Limitations and Impact
Despite progress, all models—DL and classical—exhibit pronounced failures for difficult chemical domains and under abrupt distributional shifts. The reported MRAEs, exceeding 0.5 in key OOD cases, are substantial enough to affect material screening and downstream decision-making. These errors are shown to be structural, not merely algorithm-dependent. The analysis makes clear that transfer and generalization are bottlenecked not by representation richness alone but by a combination of data fidelity, compositional coverage, and the extent to which experimental complexity is physically encoded.
Practical and Theoretical Implications
The RealMat-BaG benchmark evidences that (1) computational pretraining can be highly beneficial for data-limited scenarios but is not a panacea for OOD generalization, (2) domain-aware splits are necessary for realistic appraisal of model deployment reliability, and (3) careful interpretability analysis is essential for establishing trust in model-guided synthesis. The strong performance of classical models suggests that much predictive signal resides at the aggregate property level, but explicit modeling of local geometric environments remains necessary.
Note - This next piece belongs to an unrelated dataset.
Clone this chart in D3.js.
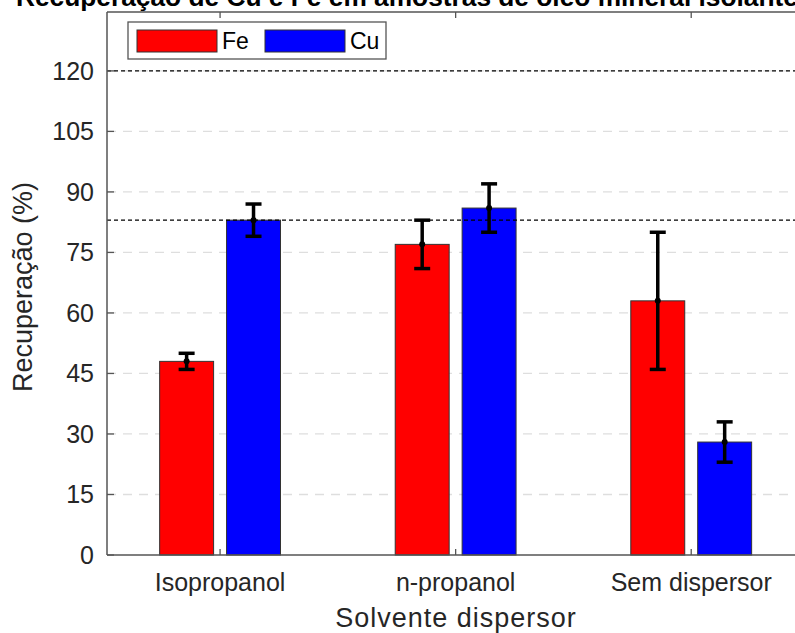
<!DOCTYPE html>
<html>
<head>
<meta charset="utf-8">
<script src="https://cdn.jsdelivr.net/npm/d3@7"></script>
<style>
  body { margin: 0; background: #fff; }
  text { font-family: "Liberation Sans", Arial, sans-serif; }
</style>
</head>
<body>
<svg class="chart"></svg>
<script>
// chart data
const categories = ['Isopropanol', 'n-propanol', 'Sem dispersor']
const seriesNames = ['Fe', 'Cu']
const seriesColors = ['#ff0000', '#0000ff']
const feValues = [48, 77, 63]
const feLow = [46, 71, 46]
const feHigh = [50, 83, 80]
const cuValues = [83, 86, 28]
const cuLow = [79, 80, 23]
const cuHigh = [87, 92, 33]
const yTicks = [0, 15, 30, 45, 60, 75, 90, 105, 120]
const refLines = [120, 83]

const width = 795, height = 633
const plot = { left: 107, right: 809, top: 12, bottom: 555 }

const svg = d3.select('.chart')
  .attr('width', width)
  .attr('height', height)

const x = d3.scaleLinear().domain([0.52, 3.5]).range([plot.left, plot.right])
const y = d3.scaleLinear().domain([0, 134.6]).range([plot.bottom, plot.top])
const barW = 0.229, barOff = 0.142

const series = [
  { name: seriesNames[0], color: seriesColors[0], values: feValues, lo: feLow, hi: feHigh, off: -barOff },
  { name: seriesNames[1], color: seriesColors[1], values: cuValues, lo: cuLow, hi: cuHigh, off: barOff }
]

// light dashed grid
svg.append('g')
  .selectAll('line')
  .data(yTicks.filter(t => t > 0))
  .enter().append('line')
  .attr('x1', plot.left).attr('x2', width)
  .attr('y1', d => y(d)).attr('y2', d => y(d))
  .attr('stroke', '#dedede')
  .attr('stroke-width', 1.3)
  .attr('stroke-dasharray', '9,7')

// bars
series.forEach(s => {
  svg.append('g')
    .selectAll('rect')
    .data(s.values)
    .enter().append('rect')
    .attr('x', (d, i) => x(i + 1 + s.off - barW / 2))
    .attr('width', x(barW) - x(0))
    .attr('y', d => y(d))
    .attr('height', d => y(0) - y(d))
    .attr('fill', s.color)
    .attr('stroke', '#333')
    .attr('stroke-width', 1)
})

// reference lines
svg.append('g')
  .selectAll('line')
  .data(refLines)
  .enter().append('line')
  .attr('x1', plot.left).attr('x2', width)
  .attr('y1', d => y(d)).attr('y2', d => y(d))
  .attr('stroke', '#000')
  .attr('stroke-width', 1.3)
  .attr('stroke-dasharray', '4,3')

// error bars
series.forEach(s => {
  const g = svg.append('g')
  s.values.forEach((v, i) => {
    const cx = x(i + 1 + s.off)
    g.append('line')
      .attr('x1', cx).attr('x2', cx)
      .attr('y1', y(s.lo[i])).attr('y2', y(s.hi[i]))
      .attr('stroke', '#000').attr('stroke-width', 3.5)
    ;[s.lo[i], s.hi[i]].forEach(e => {
      g.append('line')
        .attr('x1', cx - 8).attr('x2', cx + 8)
        .attr('y1', y(e)).attr('y2', y(e))
        .attr('stroke', '#000').attr('stroke-width', 3.5)
    })
    g.append('circle')
      .attr('cx', cx).attr('cy', y(v)).attr('r', 3)
      .attr('fill', '#000')
  })
})

// axes
const axisColor = '#555'
svg.append('line')
  .attr('x1', plot.left).attr('x2', plot.left)
  .attr('y1', plot.top).attr('y2', plot.bottom)
  .attr('stroke', axisColor).attr('stroke-width', 1.5)
svg.append('line')
  .attr('x1', plot.left).attr('x2', width)
  .attr('y1', plot.bottom).attr('y2', plot.bottom)
  .attr('stroke', axisColor).attr('stroke-width', 1.5)
svg.append('line')
  .attr('x1', plot.left).attr('x2', width)
  .attr('y1', plot.top).attr('y2', plot.top)
  .attr('stroke', axisColor).attr('stroke-width', 1.5)

// y ticks + labels
const yAxis = svg.append('g')
yAxis.selectAll('line')
  .data(yTicks)
  .enter().append('line')
  .attr('x1', plot.left).attr('x2', plot.left + 7)
  .attr('y1', d => y(d)).attr('y2', d => y(d))
  .attr('stroke', axisColor).attr('stroke-width', 1.3)
yAxis.selectAll('text')
  .data(yTicks)
  .enter().append('text')
  .attr('x', 94)
  .attr('y', d => y(d) + 9)
  .attr('text-anchor', 'end')
  .attr('font-size', 25)
  .attr('fill', '#262626')
  .text(d => d)

// x ticks (bottom and mirrored top) + labels
const xAxis = svg.append('g')
categories.forEach((c, i) => {
  const cx = x(i + 1)
  xAxis.append('line')
    .attr('x1', cx).attr('x2', cx)
    .attr('y1', plot.bottom).attr('y2', plot.bottom - 6)
    .attr('stroke', axisColor).attr('stroke-width', 1.3)
  xAxis.append('line')
    .attr('x1', cx).attr('x2', cx)
    .attr('y1', plot.top).attr('y2', plot.top + 6)
    .attr('stroke', axisColor).attr('stroke-width', 1.3)
  xAxis.append('text')
    .attr('x', cx)
    .attr('y', 591)
    .attr('text-anchor', 'middle')
    .attr('font-size', 25)
    .attr('fill', '#262626')
    .text(c)
})

// axis titles
svg.append('text')
  .attr('x', 456)
  .attr('y', 627)
  .attr('text-anchor', 'middle')
  .attr('font-size', 27)
  .attr('letter-spacing', 1)
  .attr('fill', '#262626')
  .text('Solvente dispersor')

svg.append('text')
  .attr('transform', 'translate(32,287) rotate(-90)')
  .attr('text-anchor', 'middle')
  .attr('font-size', 27)
  .attr('fill', '#262626')
  .text('Recuperação (%)')

// title, cut off at the top as in the original figure
svg.append('text')
  .attr('x', 16)
  .attr('y', 6)
  .attr('font-size', 26.3)
  .attr('font-weight', 'bold')
  .attr('fill', '#000')
  .text('Recuperação de Cu e Fe em amostras de óleo mineral isolante')

// legend
const legend = svg.append('g')
legend.append('rect')
  .attr('x', 128).attr('y', 22)
  .attr('width', 258).attr('height', 37)
  .attr('fill', '#fff')
  .attr('stroke', axisColor).attr('stroke-width', 1.3)
series.forEach((s, i) => {
  const lx = 137 + i * 128
  legend.append('rect')
    .attr('x', lx).attr('y', 30)
    .attr('width', 80).attr('height', 22)
    .attr('fill', s.color)
    .attr('stroke', '#333').attr('stroke-width', 1)
  legend.append('text')
    .attr('x', lx + 85).attr('y', 49)
    .attr('font-size', 23)
    .attr('fill', '#000')
    .text(s.name)
})
</script>
</body>
</html>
From a theoretical standpoint, the findings underscore the importance of benchmarking on experimental data with standardized protocols and of developing future multi-fidelity and multimodal learning paradigms that directly encode extrinsic information such as synthesis conditions, defects, and phase distributions.
Conclusion
RealMat-BaG defines the current state-of-the-art in benchmarking ML for experimental materials discovery, setting a high bar for model reliability, domain robustness, and interpretability. The framework exposes key limitations in out-of-distribution generalization—limitations that cannot be resolved via pretraining or architectural changes alone—and establishes a path toward more trustworthy deployment of ML in physical sciences. Future directions involve enriching datasets with greater metadata, adopting more nuanced OOD definitions, and ultimately developing models that capture the full complexity of experimental conditions for bandgap prediction and beyond.